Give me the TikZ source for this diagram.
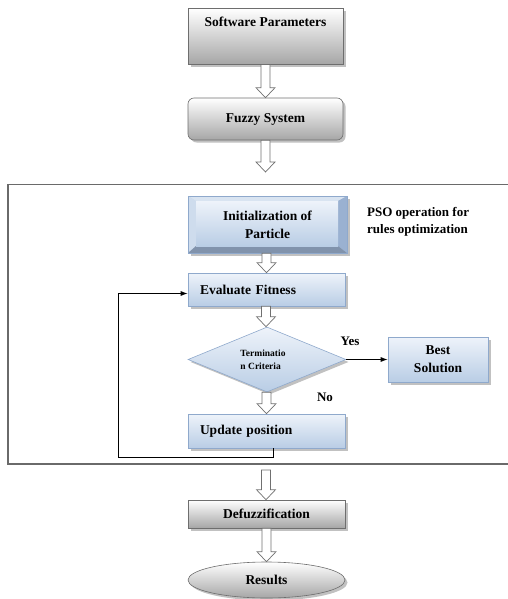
\documentclass[tikz,border=0pt]{standalone}
\usepackage{fontspec}
\setmainfont{Liberation Serif}
\usetikzlibrary{shapes.geometric,shadows,calc,arrows.meta}
\definecolor{boxgray}{HTML}{A6A6A6}
\definecolor{edgegray}{HTML}{6E6E6E}
\definecolor{blueA}{HTML}{EEF3FA}
\definecolor{blueB}{HTML}{B9CDE5}
\definecolor{blueEdge}{HTML}{8FA9CC}
\definecolor{arrgray}{HTML}{707070}
\definecolor{framegray}{HTML}{6A6A6A}
\newcommand\harrow[2]{%
  \draw[harrow] let \p1=(#1), \p2=(#2) in
    (\x1-4.5pt,\y1) -- (\x1-4.5pt,\y2+10pt) -- (\x1-9.5pt,\y2+10pt) -- (\x1,\y2)
    -- (\x1+9.5pt,\y2+10pt) -- (\x1+4.5pt,\y2+10pt) -- (\x1+4.5pt,\y1) -- cycle;}
\begin{document}
\begin{tikzpicture}[x=1pt,y=-1pt,
  every node/.style={font=\bfseries\fontsize{13.5}{18}\selectfont},
  shadowed/.style={drop shadow={shadow xshift=2.5pt,shadow yshift=-2.5pt,opacity=0.35,fill=black!70}},
  graybox/.style={draw=edgegray,line width=0.6pt,top color=white,bottom color=boxgray,shadowed,inner sep=0pt},
  bluebox/.style={draw=blueEdge,line width=0.6pt,top color=blueA,bottom color=blueB,shadowed,inner sep=0pt},
  harrow/.style={draw=arrgray,fill=white,line width=0.7pt,line join=miter},
  fb/.style={draw=black,line width=0.9pt,-{Latex[length=7pt,width=5pt]}},
  lbl/.style={font=\bfseries\fontsize{13}{17}\selectfont,inner sep=0pt}
]
\useasboundingbox (0,0) rectangle (507,599);
% frame (right edge outside picture)
\draw[framegray,line width=1.6pt] (509,184.5) -- (8,184.5) -- (8,464) -- (509,464);

% nodes
\node[graybox,minimum width=155pt,minimum height=56pt,text height=14pt,text depth=34pt,inner ysep=4pt,anchor=north] (sp) at (265.5,8) {Software Parameters};
\node[graybox,rounded corners=6pt,minimum width=155pt,minimum height=42pt] (fs) at (265.5,119) {Fuzzy System};

% initialization bevel box
\node[draw=blueEdge,line width=0.5pt,fill=blueB!80,minimum width=159pt,minimum height=57pt,inner sep=0pt,shadowed,align=center,
  path picture={
    \coordinate (nw) at (path picture bounding box.north west);
    \coordinate (se) at (path picture bounding box.south east);
    \fill[blueA!60!blueB] (nw) -- (nw -| se) -- ([xshift=-9pt,yshift=-5pt]nw -| se) -- ([xshift=8pt,yshift=-5pt]nw) -- cycle;
    \fill[blueB!70!white] (nw) -- ([xshift=8pt,yshift=-5pt]nw) -- ([xshift=8pt,yshift=7pt]nw |- se) -- (nw |- se) -- cycle;
    \fill[blueEdge!90!white] (nw -| se) -- (se) -- ([xshift=-9pt,yshift=7pt]se) -- ([xshift=-9pt,yshift=-5pt]nw -| se) -- cycle;
    \fill[blueEdge!80!black!90] (nw |- se) -- (se) -- ([xshift=-9pt,yshift=7pt]se) -- ([xshift=8pt,yshift=7pt]nw |- se) -- cycle;
    \shade[top color=blueA,bottom color=blueB] ([xshift=8pt,yshift=-5pt]nw) rectangle ([xshift=-9pt,yshift=7pt]se);
  }] (init) at (267.5,224.5) {Initialization of\\Particle};

\node[lbl,anchor=west,align=left] (pso) at (367,222) {PSO operation for\\rules optimization};

\node[bluebox,minimum width=157pt,minimum height=33pt,text width=133pt,align=left] (ef) at (266.5,289.5) {Evaluate Fitness};

\node[diamond,draw=blueEdge,line width=0.6pt,top color=blueA,bottom color=blueB,minimum width=158pt,minimum height=65pt,inner sep=0pt,shadowed] (dia) at (267,359.5) {};
\node[font=\bfseries\fontsize{9.5}{13}\selectfont,align=left,inner sep=0pt] (dtxt) at (263,360) {Terminatio\\n Criteria};

\node[bluebox,minimum width=100pt,minimum height=45pt,align=center] (bs) at (438,359.5) {Best\\Solution};

\node[bluebox,minimum width=157pt,minimum height=34pt,text width=133pt,align=left] (up) at (266.5,431) {Update position};

\node[graybox,minimum width=157pt,minimum height=28pt] (df) at (266.5,514) {Defuzzification};
\node[ellipse,graybox,minimum width=157pt,minimum height=36pt] (res) at (266.5,580) {Results};

\node[lbl] (yes) at (350,341) {Yes};
\node[lbl] (no) at (325,397) {No};

% coordinates for free arrow ends
\coordinate (a2) at (266,172);
\coordinate (a6) at (266,470);
\coordinate (fbc) at (118,457);

% hollow arrows
\harrow{sp.south}{fs.north}
\harrow{fs.south}{a2}
\harrow{[xshift=-1pt]init.south}{ef.north}
\harrow{[xshift=-0.5pt]ef.south}{dia.north}
\harrow{[xshift=-0.5pt]dia.south}{up.north}
\harrow{a6}{df.north}
\harrow{df.south}{res.north}

% connectors
\draw[fb] (dia.east) -- (bs.west);
\draw[fb] ([xshift=6.5pt]up.south) |- (fbc) |- ([yshift=-4pt]ef.west);
\end{tikzpicture}
\end{document}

::::::::::

▶ [EXERCISE] Exclude the images and reproduce the remaining data exactly.

▶ [THE REPLY]
Give me the TikZ source for this diagram.
\documentclass[tikz,border=0pt]{standalone}
\usepackage{fontspec}
\setmainfont{Liberation Serif}
\usetikzlibrary{shapes.geometric,shadows,calc,arrows.meta}
\definecolor{boxgray}{HTML}{A6A6A6}
\definecolor{edgegray}{HTML}{6E6E6E}
\definecolor{blueA}{HTML}{EEF3FA}
\definecolor{blueB}{HTML}{B9CDE5}
\definecolor{blueEdge}{HTML}{8FA9CC}
\definecolor{arrgray}{HTML}{707070}
\definecolor{framegray}{HTML}{6A6A6A}
\newcommand\harrow[2]{%
  \draw[harrow] let \p1=(#1), \p2=(#2) in
    (\x1-4.5pt,\y1) -- (\x1-4.5pt,\y2+10pt) -- (\x1-9.5pt,\y2+10pt) -- (\x1,\y2)
    -- (\x1+9.5pt,\y2+10pt) -- (\x1+4.5pt,\y2+10pt) -- (\x1+4.5pt,\y1) -- cycle;}
\begin{document}
\begin{tikzpicture}[x=1pt,y=-1pt,
  every node/.style={font=\bfseries\fontsize{13.5}{18}\selectfont},
  shadowed/.style={drop shadow={shadow xshift=2.5pt,shadow yshift=-2.5pt,opacity=0.35,fill=black!70}},
  graybox/.style={draw=edgegray,line width=0.6pt,top color=white,bottom color=boxgray,shadowed,inner sep=0pt},
  bluebox/.style={draw=blueEdge,line width=0.6pt,top color=blueA,bottom color=blueB,shadowed,inner sep=0pt},
  harrow/.style={draw=arrgray,fill=white,line width=0.7pt,line join=miter},
  fb/.style={draw=black,line width=0.9pt,-{Latex[length=7pt,width=5pt]}},
  lbl/.style={font=\bfseries\fontsize{13}{17}\selectfont,inner sep=0pt}
]
\useasboundingbox (0,0) rectangle (507,599);
% frame (right edge outside picture)
\draw[framegray,line width=1.6pt] (509,184.5) -- (8,184.5) -- (8,464) -- (509,464);

% nodes
\node[graybox,minimum width=155pt,minimum height=56pt,text height=14pt,text depth=34pt,inner ysep=4pt,anchor=north] (sp) at (265.5,8) {Software Parameters};
\node[graybox,rounded corners=6pt,minimum width=155pt,minimum height=42pt] (fs) at (265.5,119) {Fuzzy System};

% initialization bevel box
\node[draw=blueEdge,line width=0.5pt,fill=blueB!80,minimum width=159pt,minimum height=57pt,inner sep=0pt,shadowed,align=center,
  path picture={
    \coordinate (nw) at (path picture bounding box.north west);
    \coordinate (se) at (path picture bounding box.south east);
    \fill[blueA!60!blueB] (nw) -- (nw -| se) -- ([xshift=-9pt,yshift=-5pt]nw -| se) -- ([xshift=8pt,yshift=-5pt]nw) -- cycle;
    \fill[blueB!70!white] (nw) -- ([xshift=8pt,yshift=-5pt]nw) -- ([xshift=8pt,yshift=7pt]nw |- se) -- (nw |- se) -- cycle;
    \fill[blueEdge!90!white] (nw -| se) -- (se) -- ([xshift=-9pt,yshift=7pt]se) -- ([xshift=-9pt,yshift=-5pt]nw -| se) -- cycle;
    \fill[blueEdge!80!black!90] (nw |- se) -- (se) -- ([xshift=-9pt,yshift=7pt]se) -- ([xshift=8pt,yshift=7pt]nw |- se) -- cycle;
    \shade[top color=blueA,bottom color=blueB] ([xshift=8pt,yshift=-5pt]nw) rectangle ([xshift=-9pt,yshift=7pt]se);
  }] (init) at (267.5,224.5) {Initialization of\\Particle};

\node[lbl,anchor=west,align=left] (pso) at (367,222) {PSO operation for\\rules optimization};

\node[bluebox,minimum width=157pt,minimum height=33pt,text width=133pt,align=left] (ef) at (266.5,289.5) {Evaluate Fitness};

\node[diamond,draw=blueEdge,line width=0.6pt,top color=blueA,bottom color=blueB,minimum width=158pt,minimum height=65pt,inner sep=0pt,shadowed] (dia) at (267,359.5) {};
\node[font=\bfseries\fontsize{9.5}{13}\selectfont,align=left,inner sep=0pt] (dtxt) at (263,360) {Terminatio\\n Criteria};

\node[bluebox,minimum width=100pt,minimum height=45pt,align=center] (bs) at (438,359.5) {Best\\Solution};

\node[bluebox,minimum width=157pt,minimum height=34pt,text width=133pt,align=left] (up) at (266.5,431) {Update position};

\node[graybox,minimum width=157pt,minimum height=28pt] (df) at (266.5,514) {Defuzzification};
\node[ellipse,graybox,minimum width=157pt,minimum height=36pt] (res) at (266.5,580) {Results};

\node[lbl] (yes) at (350,341) {Yes};
\node[lbl] (no) at (325,397) {No};

% coordinates for free arrow ends
\coordinate (a2) at (266,172);
\coordinate (a6) at (266,470);
\coordinate (fbc) at (118,457);

% hollow arrows
\harrow{sp.south}{fs.north}
\harrow{fs.south}{a2}
\harrow{[xshift=-1pt]init.south}{ef.north}
\harrow{[xshift=-0.5pt]ef.south}{dia.north}
\harrow{[xshift=-0.5pt]dia.south}{up.north}
\harrow{a6}{df.north}
\harrow{df.south}{res.north}

% connectors
\draw[fb] (dia.east) -- (bs.west);
\draw[fb] ([xshift=6.5pt]up.south) |- (fbc) |- ([yshift=-4pt]ef.west);
\end{tikzpicture}
\end{document}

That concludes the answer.